Currency exchange at Sydney Airport can be a real rip-off. If you are exchanging a small amount under $200, you could lose up to 30% of your money in loaded exchange rates and money changer fees.
There are only 2 money exchange options at Sydney International Airport - ANZ or Travelex. If you are already at Sydney Airport, then these are your only 2 options.
If you have time to sort out your travel money before you go to the airport, here are 3 better alternatives:
1. Buying foreign currency online before your trip
Ordering your currency online can be one of the cheapest and easiest way to get travel money before a trip.
You can use Travelex to order your currency online and collect it at Sydney Airport. This is significantly cheaper than heading straight to the counter at the airport. Make sure you allow enough time though. You may have to order and pay for your currency a few days before your trip.
If you are leaving in the next day or two, ordering your currency with S Money can be quick way to get travel money at a great exchange rate. Most orders are ready for collection or home delivery, the day after it's paid for.
It’s definitely worth shopping around when you buy travel money online, as exchange rates and fees can vary widely between providers.
Despite these fees, ordering travel money online from the right provider can be fast and convenient. If you shop around you won’t pay too much in exchange rate fees either.
2. Head into a store or bank
Many Australian banks, currency exchange brands and local financial institutions allow you to buy and sell foreign currency at their branches.
Banks are trusted, safe ways to exchange money for travel. The service is not particularly or convenient so it's not the easiest way to change money. Some bank exchange rates mean you’ll get less foreign currency for your Australian dollars (AUD).
Money changers like Travelex and Travel Money Oz have a large network of stores throughout Sydney and can be an easy way to walk in and get some holiday money.
Ordering currency online through a bank
Westpac, the Commonwealth Bank of Australia and National Australia Bank all use Travelex to sell foreign currency online. This means that you can order it online even if you are not a customer of that bank. You'll need your ID handy before you place your order and can either use a card or Bpay for your currency. They can't take it directly from your bank account.
ANZ foreign exchange is slightly different. You have to be an ANZ customer, but it means that you don't need to provide any ID or pay for your order afterwards. They simply take it out of your bank account.
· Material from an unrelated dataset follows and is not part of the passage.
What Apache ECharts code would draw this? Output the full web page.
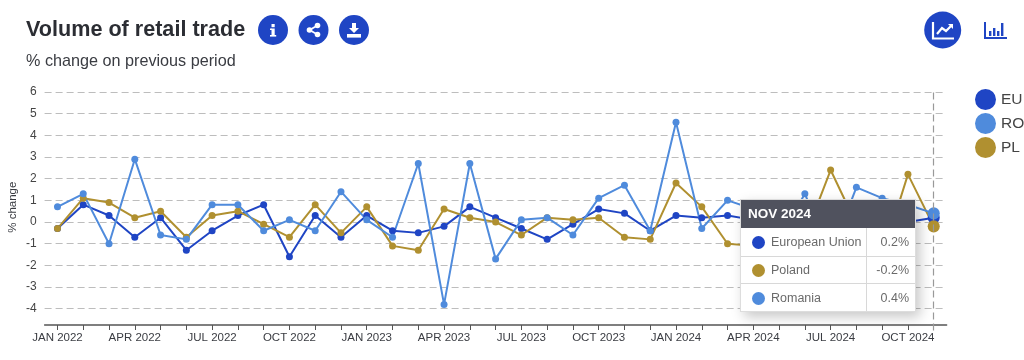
<!DOCTYPE html>
<html><head><meta charset="utf-8">
<style>html,body{margin:0;padding:0;background:#fff}#c{width:1024px;height:360px;overflow:hidden}</style>
<script src="https://cdn.jsdelivr.net/npm/echarts@6/dist/echarts.min.js"></script>
</head><body><div id="c"></div>
<script>
const months = ['JAN 2022','FEB 2022','MAR 2022','APR 2022','MAY 2022','JUN 2022','JUL 2022','AUG 2022','SEP 2022','OCT 2022','NOV 2022','DEC 2022',
 'JAN 2023','FEB 2023','MAR 2023','APR 2023','MAY 2023','JUN 2023','JUL 2023','AUG 2023','SEP 2023','OCT 2023','NOV 2023','DEC 2023',
 'JAN 2024','FEB 2024','MAR 2024','APR 2024','MAY 2024','JUN 2024','JUL 2024','AUG 2024','SEP 2024','OCT 2024','NOV 2024'];
const euValues = [-0.3,0.8,0.3,-0.7,0.2,-1.3,-0.4,0.3,0.8,-1.6,0.3,-0.7,0.3,-0.4,-0.5,-0.2,0.7,0.2,-0.3,-0.8,-0.1,0.6,0.4,-0.4,0.3,0.2,0.3,0.1,0.1,0.3,0.1,0.1,0.1,0.0,0.2];
const plValues = [-0.3,1.1,0.9,0.2,0.5,-0.7,0.3,0.5,-0.1,-0.7,0.8,-0.5,0.7,-1.1,-1.3,0.6,0.2,0.0,-0.6,0.2,0.1,0.2,-0.7,-0.8,1.8,0.7,-1.0,-1.1,0.0,-0.7,2.4,-0.1,-1.6,2.2,-0.2];
const roValues = [0.7,1.3,-1.0,2.9,-0.6,-0.8,0.8,0.8,-0.4,0.1,-0.4,1.4,0.1,-0.7,2.7,-3.8,2.7,-1.7,0.1,0.2,-0.6,1.1,1.7,-0.4,4.6,-0.3,1.0,0.6,-0.8,1.3,-1.5,1.6,1.1,0.8,0.4];
const BLUE='#1f45c4', LIGHT='#4f8bdc', GOLD='#b09030', INK='#2b2d33';
const FONT='"Liberation Sans", Arial, sans-serif';
const last = months.length-1;

function mkSeries(name,color,data){
  return {name,type:'line',data,symbol:'circle',
    symbolSize:(v,p)=>p.dataIndex===last?11:7,
    itemStyle:{color},lineStyle:{color,width:2},
    emphasis:{disabled:true},animation:false};
}
function row(color,name,val,border){
  return `<div style="display:flex;box-sizing:border-box;height:27.6px;${border?'border-top:1px solid #d8d8d8':''}">
   <div style="width:126px;box-sizing:border-box;height:100%;display:flex;align-items:center;padding:2px 0 0 11px;border-right:1px solid #d8d8d8">
   <span style="width:13px;height:13px;border-radius:50%;background:${color};margin-right:6px;flex:none"></span>${name}</div>
   <div style="flex:1;display:flex;align-items:center;justify-content:flex-end;padding:2px 6px 0 0">${val}</div></div>`;
}
const circle=(cx,cy,r,fill)=>({type:'circle',shape:{cx,cy,r},style:{fill},silent:true});
const rect=(x,y,width,height,fill)=>({type:'rect',shape:{x,y,width,height},style:{fill},silent:true});
const poly=(points,fill)=>({type:'polygon',shape:{points},style:{fill},silent:true});
const pl=(points,stroke,w)=>({type:'polyline',shape:{points},style:{stroke,lineWidth:w,fill:null},silent:true});

const graphics=[
 {type:'text',left:26,top:19,style:{text:'Volume of retail trade',font:'bold 21.6px '+FONT,fill:INK}},
 {type:'text',left:26,top:54,style:{text:'% change on previous period',font:'16.2px '+FONT,fill:'#3a3c42'}},
 circle(273,30,15,BLUE),
 rect(271.5,24,3.2,3.2,'#fff'),rect(271.5,28.5,3.2,7,'#fff'),rect(270,35,6.2,1.6,'#fff'),rect(270,28.5,2,1.5,'#fff'),
 circle(313.5,30,15,BLUE),
 pl([[317.5,25.5],[309.5,30],[317.5,34.5]],'#fff',1.8),
 circle(317.5,25.5,2.8,'#fff'),circle(309.5,30,2.8,'#fff'),circle(317.5,34.5,2.8,'#fff'),
 circle(354,30,15,BLUE),
 poly([[352,23],[356,23],[356,28],[359,28],[354,33],[349,28],[352,28]],'#fff'),
 rect(347,34,14,3.6,'#fff'),
 circle(942.7,30,18.5,BLUE),
 pl([[933,22],[933,38.5],[954,38.5]],'#fff',2.2),
 pl([[937,34],[942,28],[946,31],[952,25]],'#fff',2.2),
 poly([[948,24],[953,24],[953,29]],'#fff'),
 pl([[985,22],[985,38],[1007,38]],BLUE,2),
 rect(989,31,2.4,5,BLUE),rect(993,28,2.4,8,BLUE),rect(997,31,2.4,5,BLUE),rect(1001,23,2.4,13,BLUE)
];

const chart=echarts.init(document.getElementById('c'),null,{renderer:'canvas',width:1024,height:360});
chart.setOption({
  animation:false,backgroundColor:'#fff',textStyle:{fontFamily:FONT},
  grid:{left:44.6,right:77.4,top:92,height:238.4,containLabel:false,outerBoundsMode:'none'},
  legend:{left:975,top:89,orient:'vertical',padding:0,itemWidth:21,itemHeight:21,itemGap:3,icon:'circle',
    data:['EU','RO','PL'],selectedMode:false,
    textStyle:{fontSize:15.5,color:'#444',fontFamily:FONT}},
  tooltip:{trigger:'axis',triggerOn:'none',alwaysShowContent:true,position:[740,199],
    padding:0,borderWidth:0,backgroundColor:'#fff',transitionDuration:0,
    extraCssText:'box-shadow:4px 5px 12px rgba(0,0,0,.22);border-radius:0;width:176px;font-family:"Liberation Sans",Arial,sans-serif;font-size:12.5px;color:#6a6a6a;box-sizing:border-box;border:1px solid #ddd',
    axisPointer:{type:'line',snap:true,label:{show:false},lineStyle:{type:[7,4],color:'#999',width:1.2}},
    formatter:()=>`<div style="background:#50525e;color:#fff;font-weight:bold;font-size:13.5px;height:28px;line-height:28px;padding-left:7px">${months[last]}</div>`
      +row(BLUE,'European Union',euValues[last].toFixed(1)+'%',false)
      +row(GOLD,'Poland',plValues[last].toFixed(1)+'%',true)
      +row(LIGHT,'Romania',roValues[last].toFixed(1)+'%',true)
  },
  xAxis:{type:'category',data:months,boundaryGap:true,offset:-5.4,
    axisLine:{onZero:false,lineStyle:{color:'#555',width:1.5}},
    axisTick:{show:true,alignWithLabel:true,length:5,lineStyle:{color:'#555',width:1},interval:0},
    axisLabel:{interval:2,margin:7,fontSize:11.5,color:'#3a3c42',fontFamily:FONT,hideOverlap:false},
    splitLine:{show:false}},
  yAxis:{type:'value',min:-5,max:6,interval:1,name:'% change',nameLocation:'middle',nameGap:26,nameMoveOverlap:false,
    nameTextStyle:{fontSize:11.5,color:'#3a3c42',fontFamily:FONT,padding:[0,0,0,8]},
    axisLine:{show:false},axisTick:{show:false},
    axisLabel:{fontSize:12,color:'#444',margin:8,showMinLabel:false,fontFamily:FONT},
    splitLine:{showMinLine:false,lineStyle:{type:[7,4],color:'#bdbdbd',width:1.2}}},
  series:[mkSeries('EU',BLUE,euValues),mkSeries('PL',GOLD,plValues),mkSeries('RO',LIGHT,roValues)],
  graphic:graphics
});
chart.dispatchAction({type:'showTip',seriesIndex:0,dataIndex:last});
</script></body></html>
Every bank charges a different fee to buy or sell foreign currency in cash depending on how much you are buying, how you are paying for it and what services you need.
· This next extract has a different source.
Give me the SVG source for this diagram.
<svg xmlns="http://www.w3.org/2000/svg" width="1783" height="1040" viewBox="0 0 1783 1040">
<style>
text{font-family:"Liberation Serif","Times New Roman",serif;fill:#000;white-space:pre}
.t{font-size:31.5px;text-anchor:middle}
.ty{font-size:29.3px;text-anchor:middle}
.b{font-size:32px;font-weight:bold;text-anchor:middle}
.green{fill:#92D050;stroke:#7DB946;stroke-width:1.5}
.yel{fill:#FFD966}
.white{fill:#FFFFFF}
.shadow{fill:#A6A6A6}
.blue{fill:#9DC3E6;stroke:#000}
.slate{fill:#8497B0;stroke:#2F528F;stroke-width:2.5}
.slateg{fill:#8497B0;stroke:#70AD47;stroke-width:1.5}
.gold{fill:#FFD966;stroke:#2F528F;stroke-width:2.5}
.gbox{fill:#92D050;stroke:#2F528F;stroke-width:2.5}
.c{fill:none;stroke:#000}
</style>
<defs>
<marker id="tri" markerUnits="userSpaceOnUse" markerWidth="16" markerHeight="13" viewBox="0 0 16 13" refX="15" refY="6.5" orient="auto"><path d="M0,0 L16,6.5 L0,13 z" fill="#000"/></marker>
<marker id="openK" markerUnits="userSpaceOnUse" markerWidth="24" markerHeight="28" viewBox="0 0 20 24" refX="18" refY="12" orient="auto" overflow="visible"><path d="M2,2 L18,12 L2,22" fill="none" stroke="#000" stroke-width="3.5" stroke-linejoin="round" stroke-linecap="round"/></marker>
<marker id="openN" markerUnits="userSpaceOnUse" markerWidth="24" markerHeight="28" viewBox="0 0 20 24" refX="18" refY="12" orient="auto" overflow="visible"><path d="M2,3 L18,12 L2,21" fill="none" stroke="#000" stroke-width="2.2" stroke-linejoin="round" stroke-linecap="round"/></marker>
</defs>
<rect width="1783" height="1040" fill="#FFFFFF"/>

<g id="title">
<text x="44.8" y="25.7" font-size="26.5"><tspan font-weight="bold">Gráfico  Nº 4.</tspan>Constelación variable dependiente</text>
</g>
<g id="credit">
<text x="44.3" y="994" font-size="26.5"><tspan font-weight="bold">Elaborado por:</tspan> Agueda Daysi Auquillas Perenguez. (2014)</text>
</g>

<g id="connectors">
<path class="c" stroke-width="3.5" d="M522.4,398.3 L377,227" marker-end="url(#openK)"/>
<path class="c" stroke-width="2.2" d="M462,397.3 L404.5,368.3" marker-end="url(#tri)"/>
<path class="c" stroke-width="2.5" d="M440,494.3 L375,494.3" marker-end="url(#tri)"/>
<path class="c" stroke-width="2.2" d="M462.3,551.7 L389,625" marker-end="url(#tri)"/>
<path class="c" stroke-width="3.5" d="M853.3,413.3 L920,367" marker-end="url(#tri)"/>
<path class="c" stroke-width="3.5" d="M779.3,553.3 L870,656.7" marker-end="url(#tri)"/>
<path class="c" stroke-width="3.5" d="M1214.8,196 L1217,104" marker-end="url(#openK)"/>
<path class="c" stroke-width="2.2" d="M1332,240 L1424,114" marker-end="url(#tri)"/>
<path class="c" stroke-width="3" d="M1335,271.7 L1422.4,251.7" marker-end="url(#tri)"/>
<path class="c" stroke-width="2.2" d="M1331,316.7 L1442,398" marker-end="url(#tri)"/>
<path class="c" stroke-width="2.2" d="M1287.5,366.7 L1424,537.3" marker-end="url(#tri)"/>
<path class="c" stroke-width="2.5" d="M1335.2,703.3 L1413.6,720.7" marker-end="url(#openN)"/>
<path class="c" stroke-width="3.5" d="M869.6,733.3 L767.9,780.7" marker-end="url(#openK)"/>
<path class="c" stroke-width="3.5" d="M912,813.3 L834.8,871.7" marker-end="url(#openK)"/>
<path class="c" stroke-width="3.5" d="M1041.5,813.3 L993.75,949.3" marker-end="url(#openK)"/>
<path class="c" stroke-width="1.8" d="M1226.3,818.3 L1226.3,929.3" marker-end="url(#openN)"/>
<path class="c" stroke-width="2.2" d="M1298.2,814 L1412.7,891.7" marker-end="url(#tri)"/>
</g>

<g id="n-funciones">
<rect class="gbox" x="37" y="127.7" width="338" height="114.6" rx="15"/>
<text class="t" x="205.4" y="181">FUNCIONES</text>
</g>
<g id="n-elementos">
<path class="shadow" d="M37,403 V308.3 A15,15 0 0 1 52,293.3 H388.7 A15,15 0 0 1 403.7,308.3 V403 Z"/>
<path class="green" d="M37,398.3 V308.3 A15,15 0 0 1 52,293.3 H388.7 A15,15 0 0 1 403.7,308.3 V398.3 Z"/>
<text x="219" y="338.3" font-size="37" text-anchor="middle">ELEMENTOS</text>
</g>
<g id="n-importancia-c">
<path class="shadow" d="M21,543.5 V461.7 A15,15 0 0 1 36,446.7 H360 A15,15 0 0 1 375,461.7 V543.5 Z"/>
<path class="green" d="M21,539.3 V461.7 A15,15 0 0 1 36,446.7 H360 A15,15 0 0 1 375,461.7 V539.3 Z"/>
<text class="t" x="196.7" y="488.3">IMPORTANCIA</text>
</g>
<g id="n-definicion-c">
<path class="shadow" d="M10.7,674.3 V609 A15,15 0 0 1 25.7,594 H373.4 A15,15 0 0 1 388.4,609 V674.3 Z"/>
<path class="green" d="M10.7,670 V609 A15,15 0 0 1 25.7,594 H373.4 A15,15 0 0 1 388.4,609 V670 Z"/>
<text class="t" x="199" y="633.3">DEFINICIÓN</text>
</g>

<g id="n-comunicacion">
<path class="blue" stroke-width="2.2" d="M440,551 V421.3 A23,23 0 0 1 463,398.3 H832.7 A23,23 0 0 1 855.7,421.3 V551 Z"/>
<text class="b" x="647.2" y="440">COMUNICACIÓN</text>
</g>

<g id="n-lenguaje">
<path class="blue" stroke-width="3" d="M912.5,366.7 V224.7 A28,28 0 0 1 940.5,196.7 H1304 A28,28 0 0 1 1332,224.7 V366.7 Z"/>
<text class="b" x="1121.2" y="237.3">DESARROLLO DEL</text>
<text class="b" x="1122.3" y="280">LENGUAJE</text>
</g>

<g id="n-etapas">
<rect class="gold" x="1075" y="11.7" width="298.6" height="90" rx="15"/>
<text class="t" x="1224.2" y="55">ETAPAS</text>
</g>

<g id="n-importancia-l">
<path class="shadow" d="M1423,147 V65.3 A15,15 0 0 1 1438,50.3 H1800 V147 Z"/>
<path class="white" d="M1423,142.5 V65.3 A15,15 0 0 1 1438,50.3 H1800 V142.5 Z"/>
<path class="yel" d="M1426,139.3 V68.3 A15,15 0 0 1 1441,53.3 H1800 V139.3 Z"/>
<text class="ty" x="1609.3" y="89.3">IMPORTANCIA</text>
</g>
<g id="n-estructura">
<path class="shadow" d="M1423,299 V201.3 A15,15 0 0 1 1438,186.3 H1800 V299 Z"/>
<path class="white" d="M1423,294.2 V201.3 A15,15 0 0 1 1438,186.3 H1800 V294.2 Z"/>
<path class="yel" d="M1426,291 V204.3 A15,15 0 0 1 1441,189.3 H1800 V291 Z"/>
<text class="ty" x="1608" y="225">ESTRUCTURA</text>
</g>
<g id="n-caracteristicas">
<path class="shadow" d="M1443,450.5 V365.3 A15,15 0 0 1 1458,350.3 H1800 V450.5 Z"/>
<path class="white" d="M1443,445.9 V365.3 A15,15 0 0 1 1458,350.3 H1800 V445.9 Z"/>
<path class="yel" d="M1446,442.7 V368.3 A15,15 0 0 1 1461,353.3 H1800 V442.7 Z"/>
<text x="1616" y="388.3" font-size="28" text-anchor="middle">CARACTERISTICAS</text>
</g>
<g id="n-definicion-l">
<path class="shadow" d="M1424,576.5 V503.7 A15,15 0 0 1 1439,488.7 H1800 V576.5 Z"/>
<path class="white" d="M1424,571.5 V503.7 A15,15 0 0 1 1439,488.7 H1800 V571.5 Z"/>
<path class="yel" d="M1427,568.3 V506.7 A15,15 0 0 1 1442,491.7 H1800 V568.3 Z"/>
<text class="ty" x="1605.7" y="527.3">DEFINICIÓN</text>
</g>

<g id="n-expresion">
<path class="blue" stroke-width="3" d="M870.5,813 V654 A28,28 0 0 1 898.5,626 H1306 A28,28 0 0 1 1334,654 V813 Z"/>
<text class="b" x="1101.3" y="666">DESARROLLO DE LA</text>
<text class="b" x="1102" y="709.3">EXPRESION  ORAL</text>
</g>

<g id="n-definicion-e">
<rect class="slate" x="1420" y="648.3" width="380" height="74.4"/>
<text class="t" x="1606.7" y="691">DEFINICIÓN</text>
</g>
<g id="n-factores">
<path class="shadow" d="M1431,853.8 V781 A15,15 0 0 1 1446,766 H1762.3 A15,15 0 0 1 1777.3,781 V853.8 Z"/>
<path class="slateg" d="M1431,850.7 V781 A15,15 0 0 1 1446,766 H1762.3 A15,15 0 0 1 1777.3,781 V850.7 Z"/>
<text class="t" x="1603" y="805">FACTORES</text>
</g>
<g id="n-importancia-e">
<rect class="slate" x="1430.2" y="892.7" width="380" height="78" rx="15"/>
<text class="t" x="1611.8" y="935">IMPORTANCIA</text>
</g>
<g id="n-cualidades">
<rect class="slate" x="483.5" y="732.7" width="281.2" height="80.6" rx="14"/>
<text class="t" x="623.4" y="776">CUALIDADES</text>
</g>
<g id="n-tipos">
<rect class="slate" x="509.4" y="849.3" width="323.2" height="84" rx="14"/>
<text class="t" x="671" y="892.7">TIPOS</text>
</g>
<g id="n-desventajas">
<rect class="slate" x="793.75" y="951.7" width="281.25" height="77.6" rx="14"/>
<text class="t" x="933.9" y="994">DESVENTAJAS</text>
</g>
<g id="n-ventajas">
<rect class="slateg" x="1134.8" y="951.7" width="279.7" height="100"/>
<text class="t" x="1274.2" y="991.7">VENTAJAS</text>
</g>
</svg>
Currency Exchange at or near Sydney Airport
Inside Sydney Airport, you options are
Global Exchange who operate 18 branches at Sydney Airport
Travelex which have a kiosk in the domestic terminal just after security next to Movida (turn left after you head down the escalator).
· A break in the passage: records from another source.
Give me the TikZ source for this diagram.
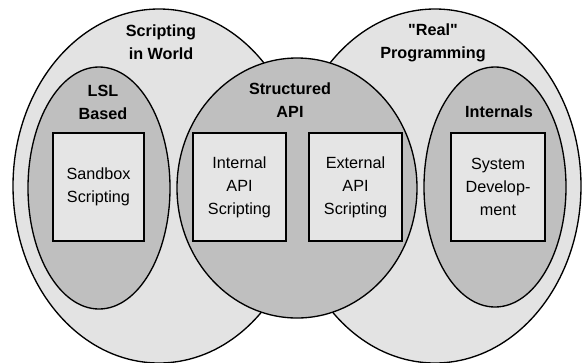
\documentclass[tikz,border=0pt]{standalone}
\usepackage{fontspec}
\setmainfont{Liberation Sans}[Ligatures=TeXOff]
\usetikzlibrary{shapes.geometric}
\definecolor{outerfill}{gray}{0.89}
\definecolor{innerfill}{gray}{0.75}
\definecolor{boxfill}{gray}{0.90}
\tikzset{
  bigset/.style={ellipse, draw=black, line width=1pt, fill=outerfill, inner sep=0pt, outer sep=0pt},
  subset/.style={ellipse, draw=black, line width=1pt, fill=innerfill, inner sep=0pt, outer sep=0pt},
  areabox/.style={rectangle, draw=black, line width=0.8pt, fill=boxfill, inner sep=0pt, outer sep=0pt,
    minimum height=81pt, align=center, font=\fontsize{12.15}{17.25}\selectfont},
  setlabel/.style={align=center, inner sep=0pt, font=\fontsize{12.15}{17.25}\selectfont\bfseries}
}
\begin{document}
\begin{tikzpicture}[x=0.75pt, y=-0.75pt]
\useasboundingbox (0,0) rectangle (582,362);
% big sets
\node[bigset, minimum width=219pt, minimum height=265.5pt] (world) at (159,186) {};
\node[bigset, minimum width=219pt, minimum height=265.5pt] (real) at (435,186) {};
\node[subset, minimum width=180pt, minimum height=195pt] (api) at (297,188) {};
\node[subset, minimum width=106.5pt, minimum height=181.5pt] (lsl) at (99,188) {};
\node[subset, minimum width=106.5pt, minimum height=180pt] (internals) at (495,187) {};
% boxes
\node[areabox, minimum width=68.25pt] (sandbox) at (98.5,187) {Sandbox\\Scripting};
\node[areabox, minimum width=69.75pt] (intapi) at (239.5,187) {Internal\\API\\Scripting};
\node[areabox, minimum width=69.75pt] (extapi) at (355.5,187) {External\\API\\Scripting};
\node[areabox, minimum width=70.5pt] (sysdev) at (498,187) {System\\Develop-\\ment};
% labels
\node[setlabel] (worldlabel) at (161,42) {Scripting\\in World};
\node[setlabel] (reallabel) at (433,43) {"Real"\\Programming};
\node[setlabel] (apilabel) at (290,100) {Structured\\API};
\node[setlabel] (lsllabel) at (103,102) {LSL\\Based};
\node[setlabel] (intlabel) at (499,112) {Internals};
\end{tikzpicture}
\end{document}
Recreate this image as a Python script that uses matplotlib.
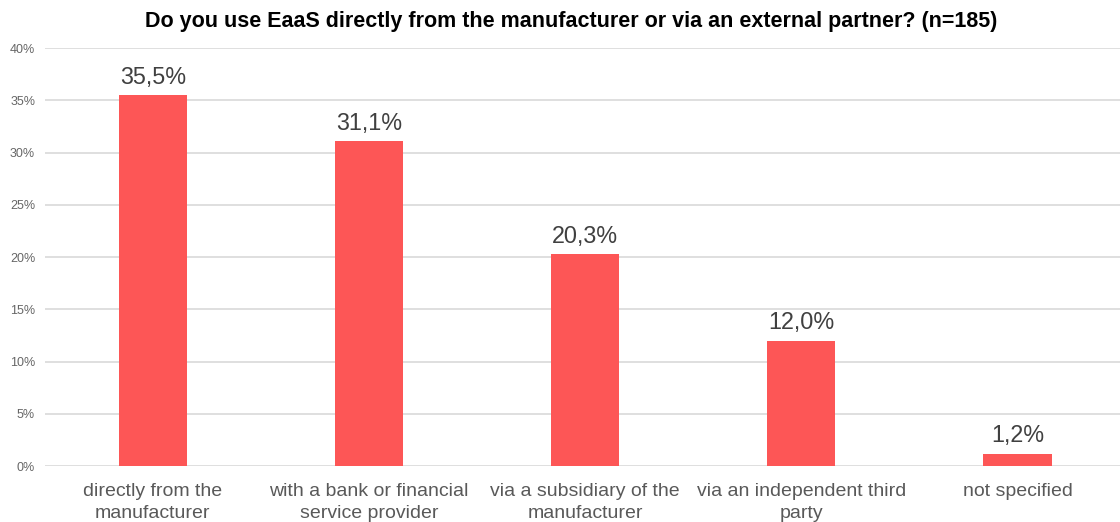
import matplotlib.pyplot as plt
from matplotlib.ticker import MultipleLocator, FuncFormatter

categories = ["directly from the\nmanufacturer", "with a bank or financial\nservice provider",
              "via a subsidiary of the\nmanufacturer", "via an independent third\nparty", "not specified"]
shares = [35.5, 31.1, 20.3, 12.0, 1.2]

plt.rcParams["font.family"] = ["Liberation Sans", "DejaVu Sans"]

fig = plt.figure(figsize=(11.2, 5.22), dpi=100)
ax = fig.add_axes([0.040, 0.107, 0.965, 0.801])

x = range(len(categories))
ax.bar(x, shares, width=0.315, color="#FD5656", zorder=3)

for i, v in enumerate(shares):
    ax.text(i, v + 0.6, f"{v:.1f}%".replace(".", ","), ha="center", va="bottom",
            fontsize=16.8, color="#404040")

ax.set_xlim(-0.5, 4.5)
ax.set_ylim(0, 40)
ax.yaxis.set_major_locator(MultipleLocator(5))
ax.yaxis.set_major_formatter(FuncFormatter(lambda v, p: f"{v:.0f}%"))
ax.grid(axis="y", color="#d9d9d9", linewidth=1.2, zorder=0)

ax.set_xticks(list(x))
ax.set_xticklabels(categories, fontsize=14, color="#595959", linespacing=1.4)
ax.tick_params(axis="x", length=0, pad=12)
ax.tick_params(axis="y", length=0, labelsize=9, labelcolor="#666666", pad=7)
for s in ax.spines.values():
    s.set_visible(False)

fig.suptitle("Do you use EaaS directly from the manufacturer or via an external partner? (n=185)",
             fontsize=15.5, fontweight="bold", y=0.978, x=0.51)

fig.savefig("out.png", dpi=100)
ANZ at the International Terminal which is open 7 days a week.
If you are looking for a store nearby, there are a number of money exchange stores in the Sydney CBD that often have more competitive exchange rates and lower fees than the convenient options at the airport.
3. Exchange money overseas when you arrive
You’re not just limited to getting your travel money before your trip, you can also exchange currency once you arrive overseas. Many Australians ask the question, is it cheaper to buy currency overseas or before you leave?
Unfortunately, it's not a simple answer. In most cases, it is cheap to buy currency in Australia but there are some important exceptions.
It can be cheaper to exchange your Australian dollars overseas in locations and countries that Australians head to more frequently. These include Bali, Singapore and parts of Thailand like Ko Samui and Bangkok.
You can withdraw money from a foreign ATM or cash machine when you’re in another country. Unfortunately, if you do use an ATM while overseas, you’re likely to pay a number of fees that can quickly add up. Because of this, we recommend making as few withdrawals as possible.
We’ll break down those fees for when you take travel money out of an ATM below.
Foreign transaction fees at an ATM
If you withdraw money at an ATM, your debit or credit card provider may charge you a three percent foreign transaction fee. That can quickly add up, as withdrawing $200 or the equivalent in a local currency will cost you $6 just from this fee.
Out-of-network ATM fee
If the ATM is not in the network of your home bank or one of their partners, you will probably be charged an out-of-network fee. These fees can be up to around $5 per transaction.
Foreign operator ATM fee
Many ATM operators and banks will charge an additional fee for you to use an ATM if you are not a customer of that bank.
Hidden exchange rate fees
Another factor that affects how much you’ll pay when you use a card at an ATM is the exchange rate you get. These rates are typically less competitive than you will find elsewhere.
Credit card cash advance fee
If you take money out of an ATM using a credit card, it’s very likely your credit card provider will treat it as a cash advance. That means you will be charged interest from the moment you make the withdrawal, and you may also be subject to a higher interest rate.
This combination of fees can mean you spend a lot more if you use an ATM, so we recommend other ways of getting travel money.